Mumbai,Aradhna Wal(dna):Surrogacy is the latest buzzword for India's booming medical tourism. At an estimated one-sixth the cost of the treatment in the United States, couples from all over the globe are travelling to India to make a deal with surrogate mothers to carry their embryos so they can have a biological child. As author Leslie Morgan Steiner wrote in her book, The Baby Chase, India offers these couples "world-class private hospitals, an abundance of English-speaking doctors, and a plethora of poor-but-healthy women of childbearing ages."
What this rather airbrushed description ignores are concerns of legality, ethics, the treatment of the 'host' woman and what prospective clients go through when things go wrong.
Peter Bussian, a photographer-cum-filmmaker from the US, came to Mumbai after several years of trial and a failed In vitro fertilisation (IVF) back home. Though he is now father to four-month-old twin boys, parenthood did not happen before a hellish journey, which involved losing one unborn child after the surrogate contracted hepatitis E.
Bussain's story is one example of a troubling underbelly. Despite a flourishing business, India does not have proper legislation in place to deal with assisted reproductive technologies (ART), which comprises surrogacy and IVF. A draft of the ART (Regulation) Bill, framed according to the guidelines laid out by the Indian Council of Medical Research (ICMR), has been pending since 2010.
The Bill in its current form would ensure that all ART clinics in India get accredited and licensed. Proper implementation of this measure would at least crack down on negligence in many such clinics, many of which are not even registered with the ICMR. Right now, there are no safeguards in place for the host, the children born or the genetic parents.
According to Razia Ismail of India Alliance for Child Rights, the ICMR guidelines too are insufficient, as they are more concerned with economic safety of the surrogate mothers, and fail to ensure the wellbeing of the child. She points out incidents in South East Asia, where genetic parents have either wanted to abandon children born with conditions such as autism, or in case of multiple births, taken home the male child over the female. Such cases must be happening in India too, she says, they're just not recorded. For now, children born through surrogacy are seen more as commodities.
It is the doctors who rejoice the absence of a formal legislation. Dr Anoop Gupta, medical director of the IVF clinic in Delhi where Bussain was finally able to have children, says that laws can bring in a sense of insecurity among doctors as they could be misused. "Doctors will be at the receiving end. Clients often don't understand... even the most fertile of women needn't always become pregnant, similarly complications can arise in pregnancies."

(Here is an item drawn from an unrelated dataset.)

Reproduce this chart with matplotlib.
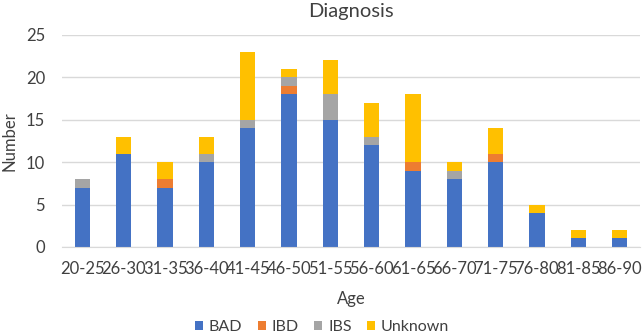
import matplotlib
matplotlib.use("Agg")
import matplotlib.pyplot as plt
import numpy as np

plt.rcParams["font.family"] = ["Lato", "DejaVu Sans"]

# Age groups and counts per diagnosis
ages = ["20-25", "26-30", "31-35", "36-40", "41-45", "46-50", "51-55",
        "56-60", "61-65", "66-70", "71-75", "76-80", "81-85", "86-90"]
bad = [7, 11, 7, 10, 14, 18, 15, 12, 9, 8, 10, 4, 1, 1]
ibd = [0, 0, 1, 0, 0, 1, 0, 0, 1, 0, 1, 0, 0, 0]
ibs = [1, 0, 0, 1, 1, 1, 3, 1, 0, 1, 0, 0, 0, 0]
unknown = [0, 2, 2, 2, 8, 1, 4, 4, 8, 1, 3, 1, 1, 1]

series = [("BAD", bad, "#4472C4"), ("IBD", ibd, "#ED7D31"),
          ("IBS", ibs, "#A5A5A5"), ("Unknown", unknown, "#FFC000")]

fig = plt.figure(figsize=(6.44, 3.36), dpi=100)
ax = fig.add_axes([0.096, 0.265, 0.898, 0.631])

x = np.arange(len(ages))
bottom = np.zeros(len(ages))
for name, vals, color in series:
    ax.bar(x, vals, 0.37, bottom=bottom, color=color, label=name, zorder=2)
    bottom += np.array(vals)

ax.set_xlim(-0.5, len(ages) - 0.5)
ax.set_ylim(0, 25)
ax.set_yticks(range(0, 26, 5))
ax.set_xticks(x)
ax.set_xticklabels(ages)
ax.yaxis.grid(True, color="#D9D9D9", linewidth=1, zorder=0)
for s in ["top", "right", "left"]:
    ax.spines[s].set_visible(False)
ax.spines["bottom"].set_color("#D9D9D9")
ax.tick_params(length=0, labelsize=12, colors="#404040")
ax.tick_params(axis="x", pad=10)
ax.tick_params(axis="y", pad=12)

ax.set_title("Diagnosis", fontsize=14.5, color="#404040", pad=13)
ax.set_ylabel("Number", fontsize=12, color="#404040", labelpad=6)
ax.set_xlabel("Age", fontsize=12, color="#404040", labelpad=10)

fig.legend(loc="lower center", bbox_to_anchor=(0.5, -0.02), ncol=4, frameon=False,
           fontsize=11.5, handlelength=0.5, handleheight=0.5, handletextpad=0.35,
           columnspacing=1.0, labelcolor="#404040", borderpad=0.05)

fig.savefig("out.png", dpi=100)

However, he too, admits that because of the influx of money and rampant commercialisation, what is essentially a medical service has become a business with no 'human touch'. "Big clinics have marketing teams only to attract foreign clients. It's no longer medical people who are in charge of the clinics. So yes, when it's only about making money, less care is taken and errors are introduced," he says, adding "it's become a business of commissions. Agencies taking clients to specific clinics and doctors for a cut of the profit."